Differentiation is the process of finding the derivative of a function, which essentially gives us the slope of the function at any point. The power rule is a handy technique for differentiation, especially for simple polynomials. It's a quick method to find derivatives of terms like \( x^n \).
For a function like \( x^n \), apply the power rule by:

• Bringing down the exponent as a coefficient in front of \( x \).
• Subtracting one from the original exponent.

For example, when differentiating \( x^2 \), you use the power rule:

• Bring down the 2 to get \( 2x \).
• Now the exponent on \( x \) is reduced by one.

The power rule makes finding the derivatives faster, like in the function \( f(x) = x^2 + 3x + 2 \) where each term is quickly differentiated to find the slope function \( f'(x) = 2x + 3 \).

The slope of the tangent at a specific point tells us how steep the curve is at that spot.
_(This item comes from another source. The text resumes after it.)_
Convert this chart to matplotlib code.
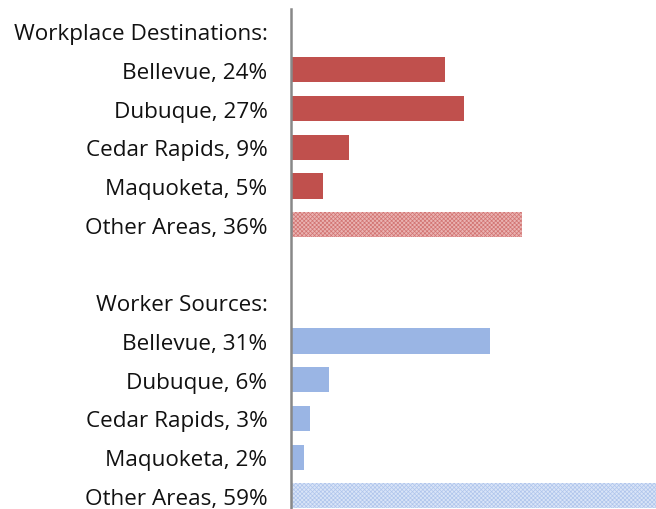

For a given function, the derivative represents a formula that provides the slope of the tangent for any \( x \). By plugging in the point of interest, we find the slope at that point.
For the function \( f(x)=x^2+3x+2 \), the derivative \( f'(x) = 2x + 3 \) was calculated using the power rule. This derivative gives us a way to find the slope of the tangent line at any point on the function.

• To find the slope at \( x_0 = 2 \), substitute \( x = 2 \) into \( f'(x) \).
• This results in the calculation: \( f'(2) = 2(2) + 3 = 7 \).
• Therefore, the slope of the tangent line at \( x = 2 \) is 7.

This slope tells us that the instant rate of change or the steepness of the curve at \( x = 2 \) is 7. This means for a small step to the right on the curve, the function's output will increase at 7 times that step.